An Occasional Note on the 2008 Campaigns, No. 3

::The H Bomb::

So. Clinton has a new campaign manager after all the losses in this weekend's contests. I hope her first words of advice to the candidate are that she stops using the H word. Repeating over and over that this is an "historic" election is inviting ridicule. One, it implies that Clinton thinks US voters are shallow enough to elect someone just because it'll be one for the history books.  

Two, what is historic about white males--the former candidates whose delegates both Obama and Clinton might need come convention time--being in a position of power? Three, all McCain has to do is choose Condoleezza Rice as his running mate and the Republican historic will out-historic the Democratic historic. Given her strong background in national security matters and as Secretary of State, Rice is a pretty unassailable choice.  

Oh, and that other H bomb--human. If coming across as "human" means guffawing about adolescent relationships with boys--as Clinton did in last night's 60 Minutes interview with Katie Couric--then, I beg you, send in the clones! That interview itself might end up being as historic as the famed televised presidential debate in 1960 when Nixon's sweaty brow is said to have cost him the election.  

::Getting racy::

The meme on the news bulletins this weekend is that Obama appeals only to blacks and highly educated, highly paid liberals. To be fair, they also give airtime to him at rallies saying that he's the only candidate capable of drawing independent voters away from McCain. Steve Kroft's interview with him on 60 Minutes left a much better impression of the Illinois senator's capabilities than the Couric disaster did for Clinton.  

Louisiana was one of the states that held a primary over the weekend, and I was interested to read a New Orleans take on his stump speech there. Ernie the Attorney writes that "His speeches seem the product of someone who listens and observes closely. Not a common trait anywhere these days, especially not in politics." In a second post, two days later, Ernie takes the Clinton campaign to task for manipulating information to distort her rival's voting record, in this case about an oil revenues bill that might have helped Louisiana.  

It will be a great disservice to US voters if the media boils this down to a gender vs. race battle, as seems to be the current trend in reporting. In an AP article in the Miami Herald on Sunday, a Louisiana voter was quoted as saying, "If she won now, we'll have another Republican in the White House. I think there are more sexists out there than racists." Having decided how the battle will be framed, reporters then go out and get the quotes that fit in that framework, a framework poured from the imperfect crucible of exit polls. 

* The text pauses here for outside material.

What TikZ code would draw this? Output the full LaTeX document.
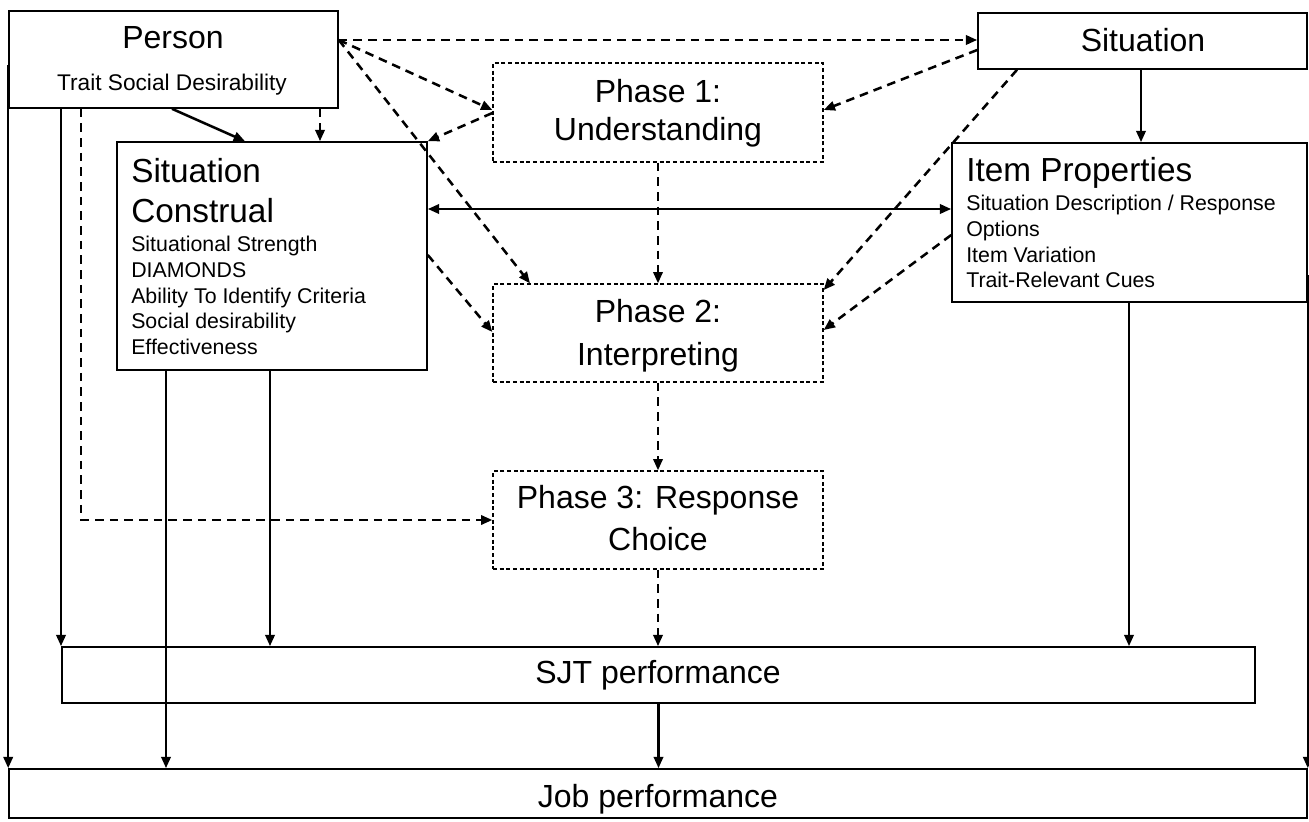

::Fast-Food Sheep Entrails::

Exit poll data is the hydrogenated cooking oil of election reporting, it seems. Despite its having negative nutritional value, EPD is the ingredient used in order to turn a story that by nature should take hours to play out--actual election results--into instant take-out. Which may well influence how people voting late in the day cast their vote. 

Moreover, exit poll data over several contests takes on a life of its own and starts to drive the framing of election campaign coverage. Since they're usually a very small sampling, and people aren't obliged to say how they actually voted, exit polls give very little information that would stand up to scientific scrutiny. But media and campaigns seem committed to the notion that people vote the way other people in their media-defined category vote. 

"Working-class white women support Clinton and I'm one of those, so I will too." I don't think so. But then I'm just a voter, the least important person in US elections--a spectator at a sports match, where the only people treated as having individual power are the players on the field, the staff that support them, and the commentators and announcers.